Nach der intensiven emotionalen Belastungsprobe dadurch, dass Vera sich ihren verdrängten Gefühlen zuwenden konnte, erwächst neuer Mut und Kraft in ihr. Vera steht auf – weil sie es will. Sich aufrichten bedeutet an dieser Stelle auch, den Blick auch wieder nach aussen zu richten, sich nicht mehr ausschliesslich auf sich selbst zu konzentrieren, sondern auch das Umfeld wieder zu integrieren. Vera spürt Tatendrang hier im Raum, wie auch in ihrem Alltag und im Berufsleben. Dies ist ein heikler Moment, da sie es gewohnt ist, sofort in Aktionismus zu stürzen und sich selbst erneut zu verlieren. Das Spiel mit flexibler Stabilität und Gleichgewicht – was Spüren voraussetzt – hilft ihr, einen sicheren Stand zu erlangen, um auf dieser Grundlage ins Handeln zu kommen.

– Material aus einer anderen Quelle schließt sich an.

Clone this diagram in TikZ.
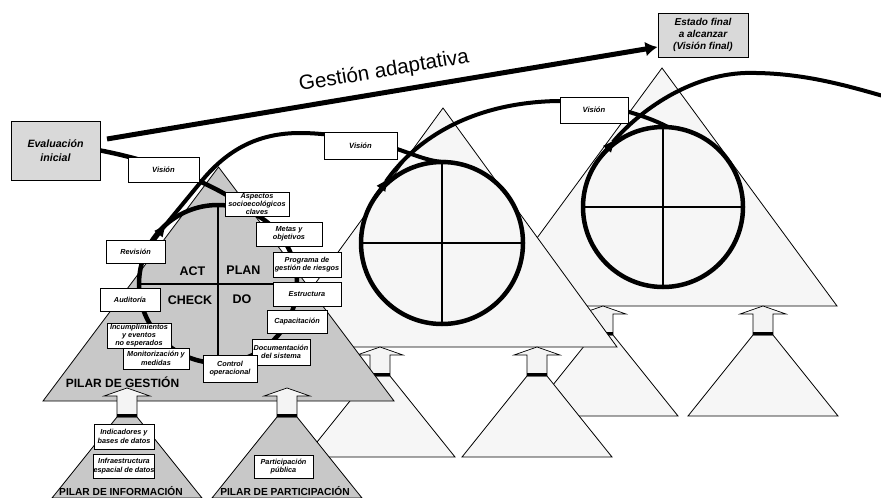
\documentclass[tikz,border=0pt]{standalone}
\usepackage{fontspec}
\setmainfont{Liberation Sans}
\usetikzlibrary{arrows.meta}
\definecolor{tri}{RGB}{200,200,200}
\definecolor{lite}{RGB}{246,246,246}
\definecolor{boxgray}{RGB}{217,217,217}
\definecolor{arrfill}{RGB}{244,244,244}
\newcommand{\bxfont}{\fontsize{7.3}{8.3}\selectfont\bfseries\itshape}
\newcommand{\pillarunit}[3]{%
 \filldraw[pilltri, fill=#3] ({#1-10},{#2+29}) -- ({#1+10},{#2+29}) -- ({#1+75},{#2+110}) -- ({#1-75},{#2+110}) -- cycle;
 \filldraw[pillarrow] (#1,#2) -- ({#1+23},{#2+8}) -- ({#1+10},{#2+8}) -- ({#1+10},{#2+29}) -- ({#1-10},{#2+29}) -- ({#1-10},{#2+8}) -- ({#1-23},{#2+8}) -- cycle;
 \fill ({#1-10},{#2+25.5}) rectangle ({#1+10},{#2+29});}
\begin{document}
\begin{tikzpicture}[x=1pt,y=-1pt,
  pilltri/.style={draw=black, line width=0.8pt},
  pillarrow/.style={draw=black, line width=0.7pt, fill=arrfill},
  bigtri/.style={draw=black, line width=0.8pt},
  ring/.style={draw=black, line width=4.5pt},
  crossline/.style={draw=black, line width=2pt},
  spiralline/.style={draw=black, line width=4pt},
  spiraltip/.style={draw=black, line width=4pt, -{Latex[length=14pt,width=11pt]}},
  sbox/.style={draw=black, fill=white, line width=0.9pt, inner sep=0pt, align=center, font=\bxfont},
  vbox/.style={sbox, font=\fontsize{7.6}{9}\selectfont\bfseries\itshape},
  gbox/.style={draw=black, fill=boxgray, line width=1pt, inner sep=0pt, align=center},
  pdca/.style={font=\fontsize{12.5}{14}\selectfont\bfseries, inner sep=0pt},
  pilar/.style={font=\fontsize{10.2}{12}\selectfont\bfseries, inner sep=0pt}]
\useasboundingbox (0,0) rectangle (881,498);
\clip (0,0) rectangle (881,498);
% ---------- set 3 ----------
\filldraw[bigtri, fill=lite] (662,68) -- (837,306) -- (487,306) -- cycle;
\pillarunit{603}{306}{lite}
\pillarunit{763}{306}{lite}
\coordinate (c3) at (663,207);
\filldraw[ring, fill=lite] (c3) circle[radius=80];
\draw[crossline] (663,127) -- (663,287);
\draw[crossline] (583,207) -- (743,207);
% ---------- set 2 ----------
\filldraw[bigtri, fill=lite] (443,108) -- (617,347) -- (269,347) -- cycle;
\pillarunit{380}{347}{lite}
\pillarunit{537}{347}{lite}
\coordinate (c2) at (442,243);
\filldraw[ring, fill=lite] (c2) circle[radius=81];
\draw[crossline] (442,162) -- (442,324);
\draw[crossline] (361,243) -- (523,243);
% ---------- set 1 ----------
\filldraw[bigtri, fill=tri] (218.5,167) -- (394,401) -- (43,401) -- cycle;
\pillarunit{127}{388}{tri}
\pillarunit{287}{388}{tri}
\coordinate (c1) at (218,284);
\draw[ring] (c1) circle[radius=79];
\draw[crossline] (218,205) -- (218,363);
\draw[crossline] (139,284) -- (297,284);
\node[pdca] (act) at (192.5,271) {ACT};
\node[pdca] (plan) at (243.5,270) {PLAN};
\node[pdca] (check) at (190,300) {CHECK};
\node[pdca] (do) at (242,299) {DO};
\node[pilar, font=\fontsize{12}{14}\selectfont\bfseries] (pg) at (122.5,382) {PILAR DE GESTIÓN};
\node[pilar] (pi) at (121,491) {PILAR DE INFORMACIÓN};
\node[pilar] (pp) at (285,491) {PILAR DE PARTICIPACIÓN};
% ---------- boxes that curves start from ----------
\node[gbox, minimum width=89pt, minimum height=59pt, font=\fontsize{10.6}{14}\selectfont\bfseries\itshape] (ev) at (55.5,150.5) {Evaluación\\inicial};
\node[gbox, minimum width=90pt, minimum height=44pt, font=\fontsize{10}{12}\selectfont\bfseries\itshape] (est) at (703,35) {Estado final\\a alcanzar\\(Visión final)};
% ---------- curves ----------
\coordinate (gstart) at (107,139);
\draw[line width=5pt, -{Latex[length=12pt,width=15pt]}] (gstart) -- ([yshift=-12pt]est.west);
\node[font=\fontsize{20.6}{24}\selectfont, inner sep=0pt, anchor=base west, rotate=9.5] (ga) at (300,91) {Gestión adaptativa};
\coordinate (aend) at (235,200);
\draw[spiralline, line width=4.5pt] (ev.east) .. controls (150,160) and (200,178) .. (aend);
% set 1 -> set 2
\draw[spiraltip] (147,249) -- (167,223);
\draw[spiralline] (163,228) -- (200,183) .. controls (228,148) and (260,133) .. (300,133) .. controls (330,133) and (370,140) .. (400,150) .. controls (420,157) and (432,162) .. (446,162);
% set 2 -> set 3
\draw[spiraltip] (375.6,196.5) -- (389,177.3);
\draw[spiralline] (386,181.5) .. controls (412,144) and (465,103) .. (557,101) .. controls (600,101) and (645,115) .. (668,127);
% set 3 -> out
\draw[spiraltip] (601.7,155.6) -- (616,138.5);
\draw[spiralline] (613,142) .. controls (640,110) and (690,75) .. (745,73) .. controls (800,72) and (845,85) .. (890,98);
% ---------- boxes ----------
\node[vbox, minimum width=71pt, minimum height=25pt] (v1) at (163.5,169.5) {Visión};
\node[vbox, minimum width=73pt, minimum height=27pt] (v2) at (360.5,145.5) {Visión};
\node[vbox, minimum width=68pt, minimum height=26pt] (v3) at (594,110) {Visión};
\node[sbox, minimum width=64pt, minimum height=24pt] (asp) at (257,204) {Aspectos\\socioecológicos\\claves};
\node[sbox, minimum width=66pt, minimum height=24pt] (met) at (289,234) {Metas y\\objetivos};
\node[sbox, minimum width=68pt, minimum height=25pt] (prog) at (307,264.5) {Programa de\\gestión de riesgos};
\node[sbox, minimum width=68pt, minimum height=24pt] (estr) at (307,294) {Estructura};
\node[sbox, minimum width=60pt, minimum height=23pt] (cap) at (297,321.5) {Capacitación};
\node[sbox, minimum width=58pt, minimum height=26pt] (doc) at (281,352) {Documentación\\del sistema};
\node[sbox, minimum width=54pt, minimum height=27pt] (ctl) at (230,368.5) {Control\\operacional};
\node[sbox, minimum width=59pt, minimum height=23pt] (rev) at (135.5,251.5) {Revisión};
\node[sbox, minimum width=60pt, minimum height=23pt] (aud) at (130,299.5) {Auditoría};
\node[sbox, minimum width=64pt, minimum height=25pt] (inc) at (139,335.5) {Incumplimientos\\y eventos\\no esperados};
\node[sbox, minimum width=66pt, minimum height=21pt] (mon) at (156,358.5) {Monitorización y\\medidas};
\node[sbox, minimum width=60pt, minimum height=25pt] (ind) at (124,436.5) {Indicadores y\\bases de datos};
\node[sbox, minimum width=60pt, minimum height=24pt] (inf) at (124,466) {Infraestructura\\espacial de datos};
\node[sbox, minimum width=59pt, minimum height=23pt] (par) at (283.5,466.5) {Participación\\pública};
\end{tikzpicture}
\end{document}
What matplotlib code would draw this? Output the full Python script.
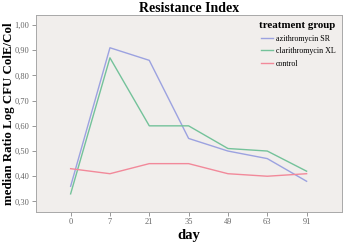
import matplotlib
matplotlib.use("Agg")
import matplotlib.pyplot as plt

days = ["0", "7", "21", "35", "49", "63", "91"]
azithromycin = [0.36, 0.91, 0.86, 0.55, 0.50, 0.47, 0.38]
clarithromycin = [0.33, 0.87, 0.60, 0.60, 0.51, 0.50, 0.42]
control = [0.43, 0.41, 0.45, 0.45, 0.41, 0.40, 0.41]
series_names = ["azithromycin SR", "clarithromycin XL", "control"]
yticks = [0.30, 0.40, 0.50, 0.60, 0.70, 0.80, 0.90, 1.00]
ytick_labels = ["0,30", "0,40", "0,50", "0,60", "0,70", "0,80", "0,90", "1,00"]

serif = ["Liberation Serif", "DejaVu Serif"]

fig = plt.figure(figsize=(3.43, 2.47), dpi=100)
ax = fig.add_axes([36 / 343, 1 - 211.5 / 247, (342 - 36) / 343, (211.5 - 15) / 247])
ax.set_facecolor("#F1EEEC")

x = list(range(len(days)))
colors = ["#9CA2E0", "#74C29A", "#F2899A"]
for vals, name, c in zip([azithromycin, clarithromycin, control], series_names, colors):
    ax.plot(x, vals, color=c, lw=1.0, label=name)

ax.set_xlim(-0.88, 6.9)
ax.set_ylim(0.26, 1.04)
ax.set_xticks(x)
ax.set_xticklabels(days, fontfamily=serif, fontsize=6, color="#666666")
ax.set_yticks(yticks)
ax.set_yticklabels(ytick_labels, fontfamily=serif, fontsize=6, color="#666666")
ax.tick_params(axis="both", direction="out", length=3, width=0.6, color="#888888", pad=2)
for s in ax.spines.values():
    s.set_color("#A8A8A8")
    s.set_linewidth(0.7)

ax.set_title("Resistance Index", fontfamily=serif, fontweight="bold", fontsize=10, pad=1)
ax.set_ylabel("median Ratio Log CFU ColE/Col", fontfamily=serif, fontweight="bold", fontsize=9.3)
ax.yaxis.set_label_coords(-0.07, 0.5)
ax.set_xlabel("day", fontfamily=serif, fontweight="bold", fontsize=10.5, labelpad=2)

leg = ax.legend(loc="upper right", frameon=False, prop={"family": serif, "size": 5.8},
                title="treatment group", title_fontproperties={"family": serif, "weight": "bold", "size": 7.8},
                handlelength=1.6, handletextpad=0.3, labelspacing=0.55, borderaxespad=0.4)
leg._legend_box.align = "right"

fig.savefig("out.png", dpi=100)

Dass Vera jetzt die Berufsarbeit wieder intensiviert, entspricht diesem Prozess. Durch ihre zurückgeholte Fähigkeit sich selbst wahrzunehmen, gelingt es ihr besser, eine Übersicht über das aktuelle Geschehen, ihren körperlichen und psychischen Zustand und ihr Handeln zu bekommen. Sie erkennt ihre Strategie im Versuch, sich selbst mehr wert zu ‘verdienen’ durch gute Leistung und der damit verbundenen Gefahr, sich dem Arbeiten erneut mit ‘Haut und Haar’ zu überlassen. Dies ist eine passive Weise zu funktionieren, indem man sich selbst zur Seite schiebt. Die Verantwortung nur noch für die Arbeit übernimmt, aber nicht mehr für sich selbst. Nicht aufs Klo zu gehen, taxiert sie zunächst als Faulheit. Doch ihr unmittelbares Empfinden der Leere und Langeweile legt eine andere Sichtweise nahe: wenn sie selbst nicht bei sich ist, sich verloren hat, entsteht Leere, sobald sie sich von der Arbeit abwendet. Diese Leere konnte Vera nur die ununterbrochene Beschäftigung überbrücken, oder dann durch den Griff zum Essen.